How has the industry’s attitude towards machine learning and other AI changed from when you first entered the field compared to today?
When I first entered the field in 2011, machine learning was just beginning to extend outside of advertising and finance into domains like sentiment analysis and computer vision. Largely this was a migration from quite clear optimizations of well-defined outcome variables (like click-through-rates and PnL) to much more abstract, subjective, and ill-defined outcome variables (like the 'sentiment' of a sentence or the 'setting' of a photo). This shift was made possible through two contemporaneous changes around that time:
- Cheaper computer power
- The development of several very important regularization techniques (like dropout)
Both of which propelled the successful application of deep learning into new domains. However, I think equally as important as those two changes, the industry also developed massive training sets around these softer outcome variables to power these models. Without this influx of (largely manual) efforts to create massive well-labeled datasets to define these softer outcome variables, we certainly would not be where we are today.

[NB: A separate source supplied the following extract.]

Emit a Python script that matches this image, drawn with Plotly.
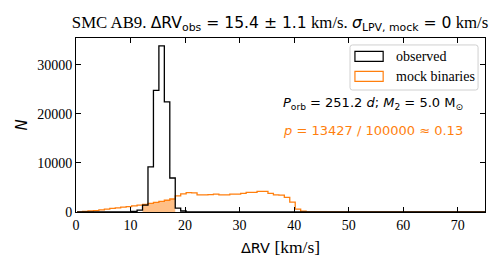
import plotly.graph_objects as go

# bin edges (width 1 km/s, offset 0.2)
bin_start = 0.2
bin_width = 1.0
n_bins = 75

# observed counts for bins starting at 10.2 ... 19.2
obs_first_bin = 10
obs_counts = [100, 400, 1400, 9200, 24800, 33900, 22450, 6940, 800, 200]

# mock binaries counts, bins starting at 0.2 ...
mock_counts = [0, 100, 200, 300, 450, 600, 750, 850, 1000, 1100,
               1250, 1400, 1550, 1750, 1950, 2150, 2400, 2650, 3300, 3700,
               3950, 3900, 3500, 3500, 3550, 3650, 3500, 3500, 3650, 3650,
               3800, 4000, 4000, 4200, 4200, 3800, 3500, 3450, 3000, 2000,
               600, 150]

# bins of the highlighted (p-value) region
fill_bins = (12, 18)

x_ticks = [0, 10, 20, 30, 40, 50, 60, 70]
y_ticks = [0, 10000, 20000, 30000]

edges = [bin_start + i * bin_width for i in range(n_bins + 1)]

def full(counts, first):
    c = [0] * n_bins
    for i, v in enumerate(counts):
        c[first + i] = v
    return c

obs = full(obs_counts, obs_first_bin)
mock = full(mock_counts, 0)

def step(e, c):
    x = [e[0]] + list(e)
    y = [0] + list(c) + [0]
    return x, y

fig = go.Figure()

fx, fy = step(edges[fill_bins[0]:fill_bins[1] + 1], mock[fill_bins[0]:fill_bins[1]])
fig.add_trace(go.Scatter(x=fx, y=fy, mode="lines", line=dict(shape="hv", width=0),
                         fill="tozeroy", fillcolor="rgba(255,127,14,0.5)",
                         showlegend=False, hoverinfo="skip"))
mx, my = step(edges, mock)
fig.add_trace(go.Scatter(x=mx, y=my, mode="lines", line=dict(shape="hv", color="#ff7f0e", width=1.3),
                         showlegend=False))
ox, oy = step(edges, obs)
fig.add_trace(go.Scatter(x=ox, y=oy, mode="lines", line=dict(shape="hv", color="black", width=1.3),
                         showlegend=False))

SERIF = "Liberation Serif"
SANS = "DejaVu Sans"

def sans(t, size):
    return f"<span style=\"font-family:DejaVu Sans;font-size:{size}px\">{t}</span>"

title = ("SMC AB9. " + sans("ΔRV<sub>obs</sub> = 15.4 ± 1.1", 15.6) + " km/s. "
         + sans("<i>σ</i><sub>LPV, mock</sub> = 0", 15.6) + " km/s")

axis_common = dict(showline=True, linecolor="black", linewidth=1.1, mirror="ticks",
                   ticks="inside", ticklen=5, tickcolor="black", tickwidth=1, showgrid=False,
                   zeroline=False, automargin=False,
                   tickfont=dict(family=SERIF, size=14, color="black"))

# the page body adds an 8px offset, so the figure is 8px smaller
fig.update_layout(
    width=492, height=262, autosize=False,
    font=dict(family=SERIF, size=12, color="black"),
    margin=dict(l=68, r=15, t=30, b=58, autoexpand=False),
    paper_bgcolor="white", plot_bgcolor="white",
    title=dict(text=title, x=0.553, xanchor="center", xref="container", y=0.947, yanchor="middle",
               font=dict(family=SERIF, size=16.8, color="black")),
    xaxis=dict(range=[0, 75], tickvals=x_ticks, tickformat="d",
               title=dict(text=sans("ΔRV", 14.5) + " [km/s]",
                          font=dict(family=SERIF, size=17.5, color="black"), standoff=8),
               **axis_common),
    yaxis=dict(range=[0, 35500], tickvals=y_ticks, tickformat="d",
               title=dict(text="<i>N</i>", font=dict(family=SANS, size=15, color="black"), standoff=5),
               **axis_common),
    showlegend=False,
)

# legend box (rounded)
def rounded(x0, x1, y0, y1, rx, ry):
    return (f"M {x0+rx},{y0} L {x1-rx},{y0} Q {x1},{y0} {x1},{y0+ry} L {x1},{y1-ry} "
            f"Q {x1},{y1} {x1-rx},{y1} L {x0+rx},{y1} Q {x0},{y1} {x0},{y1-ry} "
            f"L {x0},{y0+ry} Q {x0},{y0} {x0+rx},{y0} Z")

fig.add_shape(type="path", xref="paper", yref="paper",
              path=rounded(0.670, 0.983, 0.701, 0.960, 0.006, 0.014),
              line=dict(color="#d0d0d0", width=1), fillcolor="rgba(255,255,255,0.8)", layer="above")
leg = [("observed", "black", 0.8945), ("mock binaries", "#ff7f0e", 0.7795)]
for name, col, yy in leg:
    fig.add_shape(type="rect", xref="paper", yref="paper", x0=0.682, x1=0.751,
                  y0=yy - 0.0285, y1=yy + 0.0285,
                  line=dict(color=col, width=1.2), fillcolor="rgba(0,0,0,0)", layer="above")
    fig.add_annotation(x=0.778, y=yy, xref="paper", yref="paper", text=name, showarrow=False,
                       xanchor="left", yanchor="middle", font=dict(family=SERIF, size=14, color="black"))

fig.add_annotation(x=0.502, y=0.621, xref="paper", yref="paper", xanchor="left", yanchor="middle",
                   showarrow=False,
                   text="<i>P</i><sub>orb</sub> = 251.2 <i>d</i>; <i>M</i><sub>2</sub> = 5.0 M<sub>⊙</sub>",
                   font=dict(family=SANS, size=13, color="black"))
fig.add_annotation(x=0.502, y=0.471, xref="paper", yref="paper", xanchor="left", yanchor="middle",
                   showarrow=False,
                   text="<i>p</i> = 13427 / 100000 ≈ 0.13",
                   font=dict(family=SANS, size=13, color="#ff7f0e"))

fig.write_html("out.html")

What do you think the biggest myth around AI and machine learning being propagated round your industry is?
Personally, I believe the biggest myth right now is that we are close to Type IV or General Intelligence - meaning machine intelligence that demonstrates human-like learning and intelligence - with these models. We are not.
I'm not sure if that is good or bad news, to be honest. Finally, what will you be discussing in your presentation?
I’m excited to share some of the work Freebird has done applying Deep Learning techniques to the U.S. Airspace to help predict the likelihood and severity of flight disruptions. I’ll also highlight some of the weaknesses of these Deep Learning approaches to this problem, and share some of the research we’ve done to address those issues.